=== Provided information ===

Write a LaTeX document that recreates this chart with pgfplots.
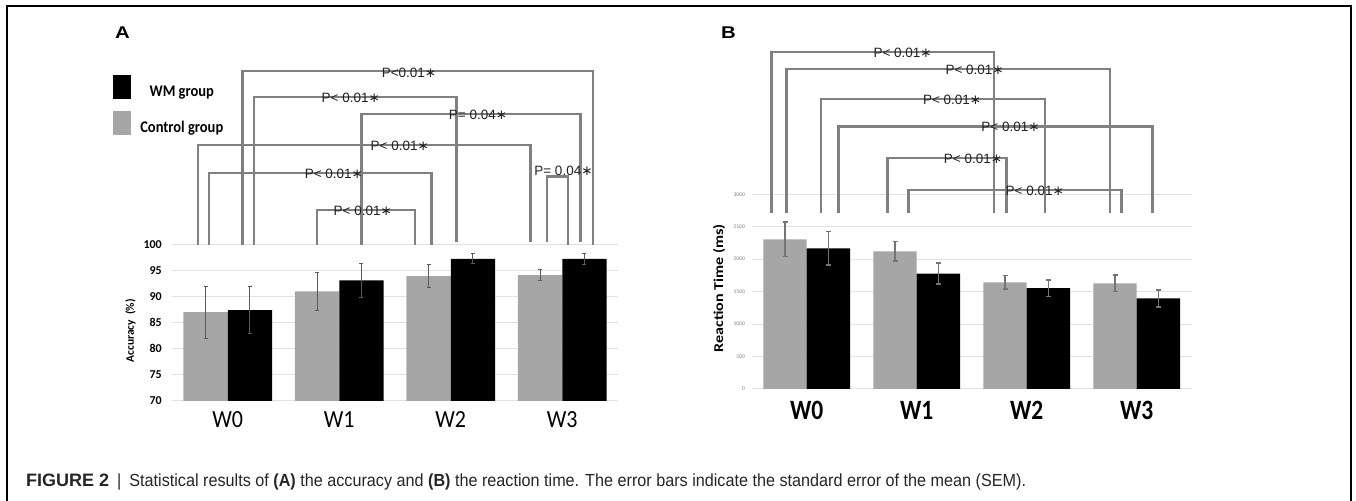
\documentclass[border=0pt]{standalone}
\usepackage{fontspec}
\setmainfont{Carlito}
\newfontfamily\arial{Liberation Sans}
\newfontfamily\arialc[FakeStretch=0.925]{Liberation Sans}
\newfontfamily\dejavu{DejaVu Sans}
\usepackage{graphicx}
\usepackage{pgfplots}
\pgfplotsset{compat=1.18}
\definecolor{barGray}{HTML}{A6A6A6}
\definecolor{brkc}{HTML}{808080}
\definecolor{gridc}{HTML}{E2E2E2}
\definecolor{errA}{HTML}{5A5A5A}
\definecolor{errB}{HTML}{747474}
\definecolor{ptext}{HTML}{222222}
\newcommand{\fs}[1]{\fontsize{#1}{#1}\selectfont}
\newcommand{\pv}[1]{{\arial\fs{13.5bp}#1{\dejavu\fs{13.5bp}∗}}}
\newcommand{\bracket}[5]{\draw[brkc, line width=2.4bp] (axis cs:#1,#4) -- (axis cs:#1,#3) -- (axis cs:#2,#3) -- (axis cs:#2,#5);}
\begin{document}
\begin{tikzpicture}
\useasboundingbox (0,0) rectangle (1356bp,501bp);
% frame
\draw[line width=1.3bp] (7bp,0) -- (7bp,495bp) -- (1351bp,495bp) -- (1351bp,0);
\node[font=\arial\bfseries\fs{17bp}] at (122.5bp,468.5bp) {\scalebox{1.2}[1]{A}};
\node[font=\arial\bfseries\fs{17bp}] at (728.5bp,468bp) {\scalebox{1.2}[1]{B}};
% ---------------- Panel A ----------------
\begin{axis}[
  at={(172bp,100bp)}, anchor=south west,
  scale only axis, width=446bp, height=156.7bp,
  xmin=-0.5, xmax=3.5, ymin=70, ymax=100,
  ytick={70,75,80,85,90,95,100},
  xtick={0,1,2,3},
  xticklabels={\scalebox{1}[1.12]{W0},\scalebox{1}[1.12]{W1},\scalebox{1}[1.12]{W2},\scalebox{1}[1.12]{W3}},
  ybar=0pt, bar width=44.3bp,
  axis line style={draw=none},
  major tick length=0pt,
  ymajorgrids, grid style={gridc, line width=1bp},
  clip mode=individual,
  /pgf/number format/assume math mode=true,
  yticklabel style={font=\bfseries\fs{12bp}, anchor=east, inner sep=0pt, xshift=-10bp},
  xticklabel style={font=\fs{22bp}, anchor=center, yshift=-19bp, inner sep=0pt},
  ylabel={Accuracy~~(\%)},
  ylabel style={font=\bfseries\fs{11.5bp}, at={(axis description cs:-0.093,0.448)}, anchor=center},
  legend style={at={(axis description cs:-0.1316,2.0804)}, anchor=north west, draw=none, fill=none,
    inner sep=0pt, outer sep=0pt, row sep=12bp, column sep=9bp, font=\bfseries\fs{14.5bp},
    nodes={inner sep=0pt}},
  legend cell align=center,
  reverse legend,
  error bars/error bar style={draw=errA, line width=1bp},
  error bars/error mark options={rotate=90, mark size=2bp, draw=errA, line width=1bp},
]
\addplot[fill=barGray, draw=none,
  legend image code/.code={\fill[barGray] (0bp,-7.5bp) rectangle (18bp,16.5bp);},
  error bars/.cd, y dir=both, y explicit]
  coordinates {(0,87.0) +- (0,4.95) (1,91.0) +- (0,3.6) (2,93.9) +- (0,2.25) (3,94.1) +- (0,1.1)};
\addlegendentry{\scalebox{1}[1.12]{Control group}}
\addplot[fill=black, draw=none,
  legend image code/.code={\fill[black] (0bp,-7.5bp) rectangle (18bp,16.5bp);},
  error bars/.cd, y dir=both, y explicit]
  coordinates {(0,87.4) +- (0,4.55) (1,93.1) +- (0,3.25) (2,97.2) +- (0,0.95) (3,97.2) +- (0,1.05)};
\addlegendentry{\scalebox{1}[1.12]{WM group}}
\bracket{0.134}{3.277}{133.2}{99.87}{99.87}
\bracket{0.238}{2.053}{128.16}{99.87}{100.5}
\bracket{1.2}{3.163}{124.96}{99.87}{100.5}
\bracket{-0.269}{2.715}{118.97}{99.87}{100.5}
\bracket{-0.170}{1.829}{113.6}{99.87}{99.87}
\bracket{0.799}{1.680}{106.57}{99.87}{99.87}
\bracket{2.865}{3.049}{112.95}{100.5}{99.87}
\node[ptext] at (axis cs:1.626,132.8) {\pv{P<0.01}};
\node[ptext] at (axis cs:1.104,128.12) {\pv{P< 0.01}};
\node[ptext] at (axis cs:2.245,124.87) {\pv{P= 0.04}};
\node[ptext] at (axis cs:1.543,118.93) {\pv{P< 0.01}};
\node[ptext] at (axis cs:0.952,113.47) {\pv{P< 0.01}};
\node[ptext] at (axis cs:1.211,106.48) {\pv{P< 0.01}};
\node[ptext] at (axis cs:3.011,113.98) {\pv{P= 0.04}};
\end{axis}
% ---------------- Panel B ----------------
\begin{axis}[
  at={(751.7bp,112bp)}, anchor=south west,
  scale only axis, width=440bp, height=194.7bp,
  xmin=-0.5, xmax=3.5, ymin=0, ymax=3000,
  ytick={0,500,1000,1500,2000,2500,3000},
  scaled y ticks=false,
  /pgf/number format/1000 sep={},
  xtick={0,1,2,3},
  xticklabels={\scalebox{1}[1.19]{W0},\scalebox{1}[1.19]{W1},\scalebox{1}[1.19]{W2},\scalebox{1}[1.19]{W3}},
  ybar=0pt, bar width=43.3bp,
  axis line style={draw=none},
  major tick length=0pt,
  ymajorgrids, grid style={gridc, line width=1bp},
  clip mode=individual,
  /pgf/number format/assume math mode=true,
  yticklabel style={font=\fs{5.5bp}, text=gray, anchor=east, inner sep=0pt, xshift=-6.7bp},
  xticklabel style={font=\bfseries\fs{23.5bp}, anchor=center, yshift=-21.5bp, inner sep=0pt},
  ylabel={\scalebox{1.19}[1]{Reaction Time (ms)}},
  ylabel style={font=\bfseries\fs{13.5bp}, at={(axis description cs:-0.0743,0.517)}, anchor=center},
  error bars/error bar style={draw=errB, line width=1.6bp},
  error bars/error mark options={rotate=90, mark size=2.5bp, draw=errB, line width=1.6bp},
]
\addplot[fill=barGray, draw=none, error bars/.cd, y dir=both, y explicit]
  coordinates {(0,2306) +- (0,265) (1,2122) +- (0,150) (2,1644) +- (0,105) (3,1628) +- (0,126)};
\addplot[fill=black, draw=none, error bars/.cd, y dir=both, y explicit]
  coordinates {(0,2168) +- (0,256) (1,1777) +- (0,160) (2,1556) +- (0,128) (3,1397) +- (0,133)};
\bracket{-0.319}{1.700}{5197}{2716}{2716}
\bracket{-0.182}{2.757}{4931}{2716}{2716}
\bracket{0.131}{2.165}{4464}{2716}{2716}
\bracket{0.289}{3.142}{4042}{2716}{2716}
\bracket{0.735}{1.816}{3555}{2716}{2716}
\bracket{0.926}{2.863}{3066}{2716}{2716}
\node[ptext] at (axis cs:0.872,5180) {\pv{P< 0.01}};
\node[ptext] at (axis cs:1.527,4923) {\pv{P< 0.01}};
\node[ptext] at (axis cs:1.322,4453) {\pv{P< 0.01}};
\node[ptext] at (axis cs:1.853,4034) {\pv{P< 0.01}};
\node[ptext] at (axis cs:1.512,3549) {\pv{P< 0.01}};
\node[ptext] at (axis cs:2.074,3048) {\pv{P< 0.01}};
\end{axis}
% caption
\node[anchor=base west, inner sep=0pt, text=black!85] at (26bp,15bp)
  {{\arial\fs{18bp}\textbf{FIGURE 2}}{\arialc\fs{17.5bp}\hspace{8bp}|\hspace{8bp}Statistical results of \textbf{(A)} the accuracy and \textbf{(B)} the reaction time. The error bars indicate the standard error of the mean (SEM).}};
\end{tikzpicture}
\end{document}
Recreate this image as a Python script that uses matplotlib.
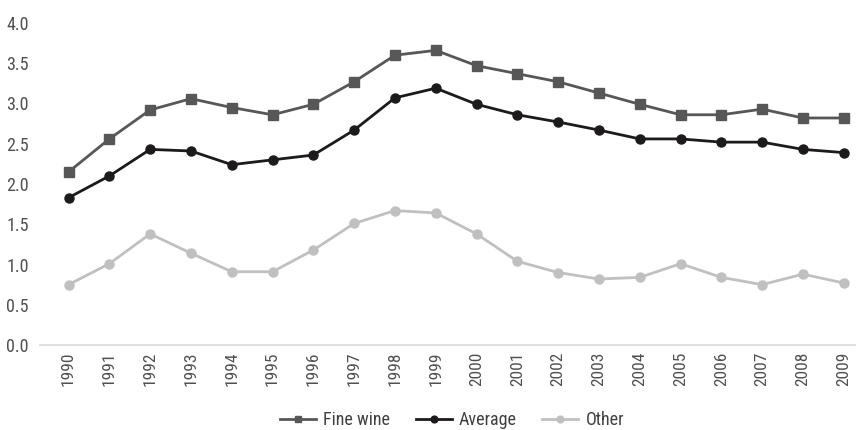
import numpy as np
import matplotlib.pyplot as plt
from matplotlib import font_manager

years = [str(y) for y in range(1990, 2010)]
fine_wine = [2.15, 2.56, 2.92, 3.06, 2.95, 2.86, 2.99, 3.27, 3.60, 3.66,
             3.47, 3.37, 3.27, 3.13, 2.99, 2.86, 2.86, 2.93, 2.82, 2.82]
average = [1.83, 2.10, 2.43, 2.41, 2.24, 2.30, 2.36, 2.67, 3.07, 3.19,
           2.99, 2.86, 2.77, 2.67, 2.56, 2.56, 2.52, 2.52, 2.43, 2.39]
other = [0.75, 1.01, 1.38, 1.14, 0.91, 0.91, 1.18, 1.51, 1.67, 1.64,
         1.38, 1.04, 0.90, 0.82, 0.84, 1.01, 0.84, 0.75, 0.88, 0.77]
yticks = [0.0, 0.5, 1.0, 1.5, 2.0, 2.5, 3.0, 3.5, 4.0]

names = {f.name for f in font_manager.fontManager.ttflist}
fam = "DejaVu Sans"
for cand in ["Liberation Sans Narrow", "Roboto Condensed", "Open Sans Condensed"]:
    if cand in names:
        fam = cand
        break
plt.rcParams['font.family'] = [fam, 'DejaVu Sans']
plt.rcParams['font.stretch'] = 'condensed'

fig = plt.figure(figsize=(8.56, 4.30), dpi=100)
ax = fig.add_axes([40/856, 1 - 345/430, 1 - 40/856, (345 - 23)/430])

x = np.arange(len(years))
ax.plot(x, fine_wine, color="#575757", lw=2, marker="s", ms=6.5, label="Fine wine", clip_on=False)
ax.plot(x, average, color="#1c1a1b", lw=2, marker="o", ms=6.5, label="Average", clip_on=False)
ax.plot(x, other, color="#c0c0c0", lw=2, marker="o", ms=6.5, label="Other", clip_on=False)

ax.set_xlim(-0.7, 19.3)
ax.set_ylim(0, 4)
ax.set_yticks(yticks)
ax.set_yticklabels([f"{v:.1f}" for v in yticks])
ax.set_xticks(x)
ax.set_xticklabels(years, rotation=90)
ax.tick_params(axis='y', length=0, labelsize=13, labelcolor="#505050", pad=8)
ax.tick_params(axis='x', length=0, labelsize=12.5, labelcolor="#505050", pad=5)
for s in ["top", "right", "left"]:
    ax.spines[s].set_visible(False)
ax.spines["bottom"].set_color("#d9d9d9")
ax.spines["bottom"].set_linewidth(1.2)

ax.legend(loc="center", bbox_to_anchor=(0.505, -0.233), ncol=3, frameon=False,
          fontsize=13, handlelength=2.0, columnspacing=1.4, handletextpad=0.4,
          markerscale=0.75, labelcolor="#404040")

fig.savefig("out.png", dpi=100)
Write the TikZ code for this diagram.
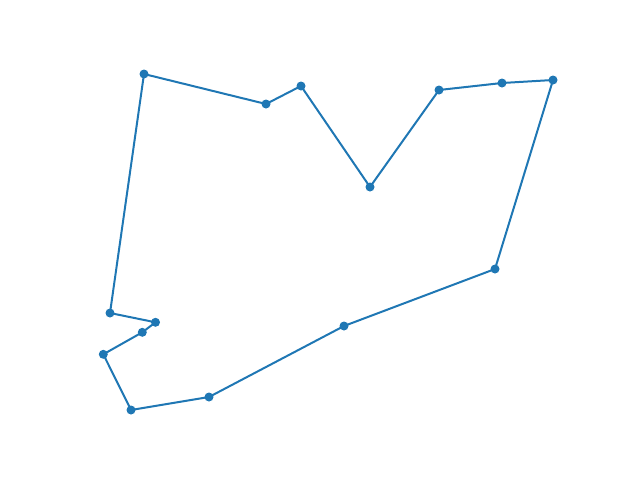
\documentclass[tikz,border=0pt]{standalone}
\definecolor{mplblue}{HTML}{1F77B4}
\tikzset{
  pathline/.style={draw=mplblue, line width=2pt, line join=round, line cap=round},
  pt/.style={circle, fill=mplblue, inner sep=0pt, minimum size=9pt}
}
\begin{document}
\begin{tikzpicture}[x=1pt,y=-1pt]
\useasboundingbox (0,0) rectangle (640,480);
\coordinate (p1) at (144,74);
\coordinate (p2) at (266,104);
\coordinate (p3) at (301,86);
\coordinate (p4) at (370,187);
\coordinate (p5) at (439,90);
\coordinate (p6) at (502,83);
\coordinate (p7) at (553,80);
\coordinate (p8) at (495,269);
\coordinate (p9) at (344,326);
\coordinate (p10) at (209,397);
\coordinate (p11) at (131,410);
\coordinate (p12) at (103.3,354.3);
\coordinate (p13) at (142.3,332.3);
\coordinate (p14) at (155.5,322.3);
\coordinate (p15) at (110,313);
\draw[pathline] (p1) -- (p2) -- (p3) -- (p4) -- (p5) -- (p6) -- (p7) -- (p8) -- (p9) -- (p10) -- (p11) -- (p12) -- (p13) -- (p14) -- (p15) -- cycle;
\foreach \i in {1,...,15} { \node[pt] (n\i) at (p\i) {}; }
\end{tikzpicture}
\end{document}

===

What the exercise asks:
In the listing above, find the line with "Recreate this image" and the line with "ax = fig.add_axes([40/856, 1". Copy exactly those two and every line between, without the pictures.

Correct result:
Recreate this image as a Python script that uses matplotlib.
import numpy as np
import matplotlib.pyplot as plt
from matplotlib import font_manager

years = [str(y) for y in range(1990, 2010)]
fine_wine = [2.15, 2.56, 2.92, 3.06, 2.95, 2.86, 2.99, 3.27, 3.60, 3.66,
             3.47, 3.37, 3.27, 3.13, 2.99, 2.86, 2.86, 2.93, 2.82, 2.82]
average = [1.83, 2.10, 2.43, 2.41, 2.24, 2.30, 2.36, 2.67, 3.07, 3.19,
           2.99, 2.86, 2.77, 2.67, 2.56, 2.56, 2.52, 2.52, 2.43, 2.39]
other = [0.75, 1.01, 1.38, 1.14, 0.91, 0.91, 1.18, 1.51, 1.67, 1.64,
         1.38, 1.04, 0.90, 0.82, 0.84, 1.01, 0.84, 0.75, 0.88, 0.77]
yticks = [0.0, 0.5, 1.0, 1.5, 2.0, 2.5, 3.0, 3.5, 4.0]

names = {f.name for f in font_manager.fontManager.ttflist}
fam = "DejaVu Sans"
for cand in ["Liberation Sans Narrow", "Roboto Condensed", "Open Sans Condensed"]:
    if cand in names:
        fam = cand
        break
plt.rcParams['font.family'] = [fam, 'DejaVu Sans']
plt.rcParams['font.stretch'] = 'condensed'

fig = plt.figure(figsize=(8.56, 4.30), dpi=100)
ax = fig.add_axes([40/856, 1 - 345/430, 1 - 40/856, (345 - 23)/430])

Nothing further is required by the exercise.